Ao relembrar o que o fez envolver-se na militância LGBTQIA+ o professor José Neto relata um caso marcante de violência que presenciou. “Milito no campo dos Direitos Humanos desde a minha adolescência em Campina Grande. No início da década de 1990, fui com a minha então esposa e nossa filha e filho (ela na época com quase 5 anos e ele com pouco mais de 1), a um almoço em família. Chegando na casa ouvimos um “pai” esculhambando com o filho e o expulsando de casa por ser gay. Quando ouvimos isso, olhei para a minha companheira e disse que nunca em minha vida expulsaria uma cria minha de casa, ao que ela perguntou ‘nem se for gay?’ e eu respondi que não. Foi naquele momento que percebi a necessidade de desconstruir meus preconceitos e mudar minha forma de me relacionar com o mundo. Alguns meses depois um amigo me procurou, ele estava sofrendo preconceitos no trabalho por ser gay, e me pediu ajuda.

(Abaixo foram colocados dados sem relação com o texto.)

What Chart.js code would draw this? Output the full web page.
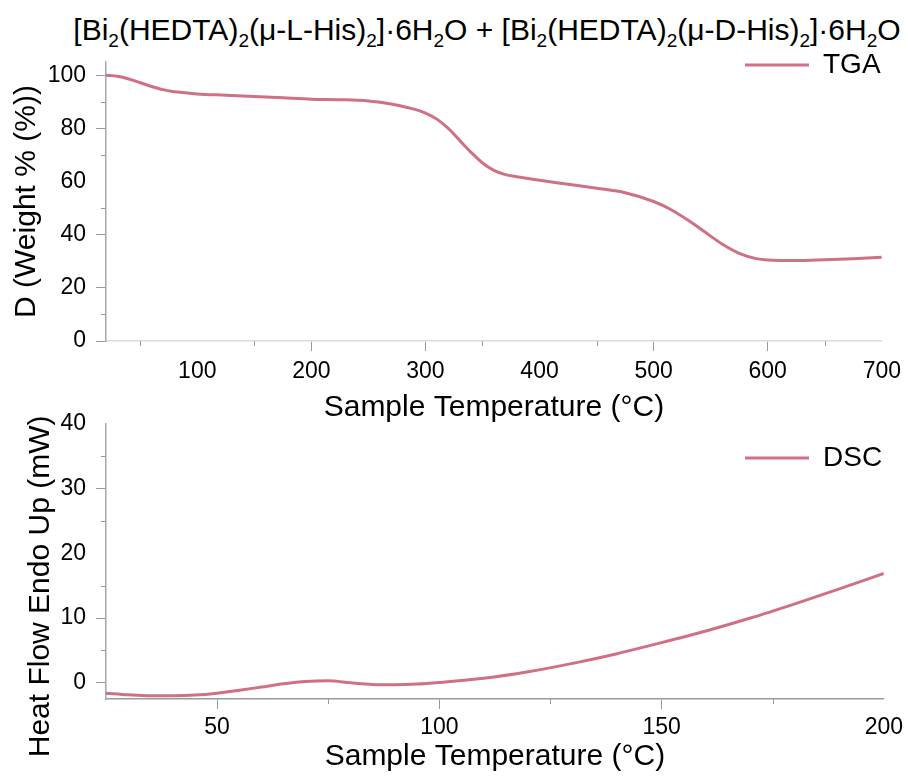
<!DOCTYPE html>
<html>
<head>
<meta charset="utf-8">
<script src="https://cdn.jsdelivr.net/npm/chart.js@4.4.1/dist/chart.umd.min.js"></script>
<style>
html,body{margin:0;padding:0;background:#fff;width:908px;height:778px;overflow:hidden;}
#title{position:absolute;left:487px;top:13px;transform:translateX(-50%);white-space:nowrap;font-family:"Liberation Sans",Arial,sans-serif;font-size:30px;line-height:34px;color:#000;}
#title sub{font-size:19px;line-height:0;vertical-align:baseline;position:relative;top:7px;}
#c1{position:absolute;left:0;top:0;}
#c2{position:absolute;left:0;top:400px;}
</style>
</head>
<body>
<div id="title">[Bi<sub>2</sub>(HEDTA)<sub>2</sub>(μ-L-His)<sub>2</sub>]·6H<sub>2</sub>O + [Bi<sub>2</sub>(HEDTA)<sub>2</sub>(μ-D-His)<sub>2</sub>]·6H<sub>2</sub>O</div>
<canvas id="c1" width="908" height="430"></canvas>
<canvas id="c2" width="908" height="378"></canvas>
<script>
// ---- data ----
const TGA_TEMP   = [20, 30, 40, 50, 60, 70, 80, 90, 100, 125, 150, 175, 200, 225, 250, 270, 285, 300, 310, 320, 330, 340, 350, 360, 370, 380, 400, 425, 450, 475, 500, 515, 530, 545, 560, 575, 590, 600, 625, 650, 675, 700];
const TGA_WEIGHT = [100, 99.6, 98.6, 97.2, 95.8, 94.6, 93.8, 93.4, 93.0, 92.5, 92.0, 91.5, 91.0, 90.8, 90.3, 89.2, 87.8, 85.8, 83.5, 80.0, 75.5, 71.0, 67.0, 64.2, 62.6, 61.8, 60.5, 59.0, 57.5, 55.8, 52.5, 49.5, 45.5, 41.0, 36.5, 33.0, 31.0, 30.5, 30.3, 30.6, 31.0, 31.5];
const DSC_TEMP   = [25, 30, 35, 40, 45, 50, 55, 60, 65, 70, 75, 80, 85, 90, 95, 100, 110, 120, 130, 140, 150, 160, 170, 180, 190, 200];
const DSC_HEAT   = [-1.6, -1.85, -2.0, -2.0, -1.9, -1.6, -1.15, -0.65, -0.15, 0.2, 0.3, 0.0, -0.25, -0.3, -0.2, 0.05, 0.7, 1.7, 3.0, 4.5, 6.2, 8.0, 10.0, 12.2, 14.5, 16.9];

const TGA_X_TICKS = [100, 200, 300, 400, 500, 600, 700];
const TGA_Y_TICKS = [0, 20, 40, 60, 80, 100];
const DSC_X_TICKS = [50, 100, 150, 200];
const DSC_Y_TICKS = [0, 10, 20, 30, 40];

// tick marks that are visible in the reference
const TGA_X_MARKED = [200, 300, 500, 600];
const TGA_X_MINOR  = [50, 150, 350, 450, 650];
const TGA_Y_MARKED = [0, 20, 40, 80, 100];
const TGA_Y_MINOR  = [10, 50, 70, 90];
const DSC_X_MARKED = [50, 100, 150];
const DSC_X_MINOR  = [75, 125, 175];
const DSC_Y_MARKED = [0, 10, 30];
const DSC_Y_MINOR  = [5, 15, 25, 35];

const FONT = '"Liberation Sans", Arial, sans-serif';
const LINE_COLOR = 'rgb(208,112,132)';
const TICK_COLOR = '#9a9a9a';

const minorTicks = {
  id: 'minorTicks',
  afterDraw(chart, args, opts) {
    const ctx = chart.ctx, xs = chart.scales.x, ys = chart.scales.y;
    ctx.save();
    ctx.strokeStyle = opts.color;
    ctx.lineWidth = 1;
    opts.x.forEach(v => {
      const p = Math.round(xs.getPixelForValue(v)) + 0.5;
      ctx.beginPath(); ctx.moveTo(p, xs.top); ctx.lineTo(p, xs.top + opts.len); ctx.stroke();
    });
    opts.y.forEach(v => {
      const p = Math.round(ys.getPixelForValue(v)) + 0.5;
      ctx.beginPath(); ctx.moveTo(ys.right, p); ctx.lineTo(ys.right - opts.len, p); ctx.stroke();
    });
    ctx.restore();
  }
};
const legendShift = {
  id: 'legendShift',
  afterLayout(chart, args, opts) {
    const l = chart.legend;
    if (!l) return;
    l.left += opts.dx; l.right += opts.dx;
    l.top += opts.dy; l.bottom += opts.dy;
  }
};

function makeChart(id, cfg) {
  return new Chart(document.getElementById(id), {
    type: 'line',
    data: {
      datasets: [{
        label: cfg.label,
        data: cfg.xs.map((x, i) => ({x: x, y: cfg.ys[i]})),
        borderColor: LINE_COLOR,
        backgroundColor: LINE_COLOR,
        borderWidth: 3,
        pointRadius: 0,
        fill: false,
        cubicInterpolationMode: 'monotone'
      }]
    },
    plugins: [minorTicks, legendShift],
    options: {
      responsive: false,
      animation: false,
      layout: { padding: cfg.padding },
      plugins: {
        title: { display: false },
        tooltip: { enabled: false },
        legend: {
          position: 'chartArea',
          align: 'start',
          labels: {
            boxWidth: 64, boxHeight: 3, padding: 0, color: '#000',
            font: { size: 28, family: FONT },
            generateLabels: (chart) => chart.data.datasets.map((ds, i) => ({
              text: ds.label, fillStyle: ds.borderColor, strokeStyle: ds.borderColor,
              lineWidth: 0, hidden: false, datasetIndex: i
            }))
          }
        },
        minorTicks: { x: cfg.xMinor, y: cfg.yMinor, len: 5, color: TICK_COLOR },
        legendShift: cfg.legendShift
      },
      scales: {
        x: {
          type: 'linear', min: cfg.xMin, max: cfg.xMax,
          afterBuildTicks: s => { s.ticks = cfg.xTicks.map(v => ({value: v})); },
          afterFit: s => { s.height = cfg.xHeight; },
          grid: {
            drawOnChartArea: false, drawTicks: true, tickLength: 10, tickWidth: 1,
            tickColor: c => (c.tick && cfg.xMarked.includes(c.tick.value)) ? TICK_COLOR : 'rgba(0,0,0,0)'
          },
          border: { color: cfg.xBorder, width: 1.5 },
          ticks: { font: { size: 23, family: FONT }, color: '#000', padding: cfg.xTickPad, maxRotation: 0, autoSkip: false },
          title: { display: true, text: 'Sample Temperature (°C)', color: '#000',
                   font: { size: 30, family: FONT }, padding: { top: 0, bottom: cfg.xTitlePad } }
        },
        y: {
          type: 'linear', min: cfg.yMin, max: cfg.yMax,
          afterBuildTicks: s => { s.ticks = cfg.yTicks.map(v => ({value: v})); },
          afterFit: s => { s.width = 106; },
          grid: {
            drawOnChartArea: false, drawTicks: true, tickLength: 10, tickWidth: 1,
            tickColor: c => (c.tick && cfg.yMarked.includes(c.tick.value)) ? TICK_COLOR : 'rgba(0,0,0,0)'
          },
          border: { color: '#a8a8a8', width: 1.5 },
          ticks: { font: { size: 23, family: FONT }, color: '#000', padding: 10 },
          title: { display: true, text: cfg.yTitle, color: '#000',
                   font: { size: 30, family: FONT }, padding: { top: cfg.yTitlePad, bottom: 0 } }
        }
      }
    }
  });
}

makeChart('c1', {
  label: 'TGA', xs: TGA_TEMP, ys: TGA_WEIGHT,
  xMin: 20, xMax: 700, yMin: 0, yMax: 105,
  xTicks: TGA_X_TICKS, yTicks: TGA_Y_TICKS,
  xMarked: TGA_X_MARKED, yMarked: TGA_Y_MARKED,
  xMinor: TGA_X_MINOR, yMinor: TGA_Y_MINOR,
  padding: { left: 0, top: 62, right: 23, bottom: 0 },
  xHeight: 89, xTitlePad: 4, xTickPad: 7, xBorder: '#dcdcdc',
  yTitle: 'D (Weight % (%))', yTitlePad: 9,
  legendShift: { dx: 639, dy: 51 }
});

makeChart('c2', {
  label: 'DSC', xs: DSC_TEMP, ys: DSC_HEAT,
  xMin: 25, xMax: 200, yMin: -2.5, yMax: 40,
  xTicks: DSC_X_TICKS, yTicks: DSC_Y_TICKS,
  xMarked: DSC_X_MARKED, yMarked: DSC_Y_MARKED,
  xMinor: DSC_X_MINOR, yMinor: DSC_Y_MINOR,
  padding: { left: 0, top: 21, right: 24, bottom: 0 },
  xHeight: 79, xTitlePad: 3, xTickPad: 5, xBorder: '#9a9a9a',
  yTitle: 'Heat Flow Endo Up (mW)      ', yTitlePad: 23,
  legendShift: { dx: 639, dy: 44 }
});
</script>
</body>
</html>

A partir de então constatando as mais terríveis e variadas formas de preconceito para com LGBTQIA+, passei a atuar junto ao Movimento do Espírito Lilás (MEL), primeira entidade de João Pessoa, e a levar o debate para as minhas aulas no curso de Direito da UFPB”, rememora.
17 de maio – Dia Internacional conta a Homofobia e Transfobia
Desde 1990, quando a Organização Mundial da Saúde (OMS) retirou a homossexualidade do Código Internacional de Doenças (CID), 17 de maio é lembrado como Dia Internacional contra a Homofobia. A data é uma oportunidade para que sejam empreendidas ações de combate à essa realidade que é evidenciada por altos índices de violência a essa parcela da população e faz com o Brasil figure em 1º lugar no ranking dos assassinatos de pessoas trans no mundo, com números que se mantiveram acima da média.
O dossiê “Assassinatos e violência contra travestis e transexuais brasileiras em 2020“, realizado pela Associação Nacional de Travestis e Transsexuais (ANTRA), traz dados e reflexões sobre o aumento das violências contra as pessoas LGBTI, que se tornaram ainda mais graves com a pandemia da Covid-19.
Ao avaliar sobre qual o caminho para superar essa realidade, o assistente administrativo Marcelo Batista avalia que “é necessário que a sociedade compreenda que os LGBTQIA+ são apenas pessoas que querem respeito sobre como decidem amar”. O professor José Neto pondera que educação é o caminho, educar para o respeito. “É necessária a implantação, em todas as unidades educacionais, em todos os níveis e esferas, de Diretrizes Nacionais para a Educação com um enfoque em Direitos Humanos. E entender que amar nunca pode ser compreendido como doença. Amar é cura!”, conclui.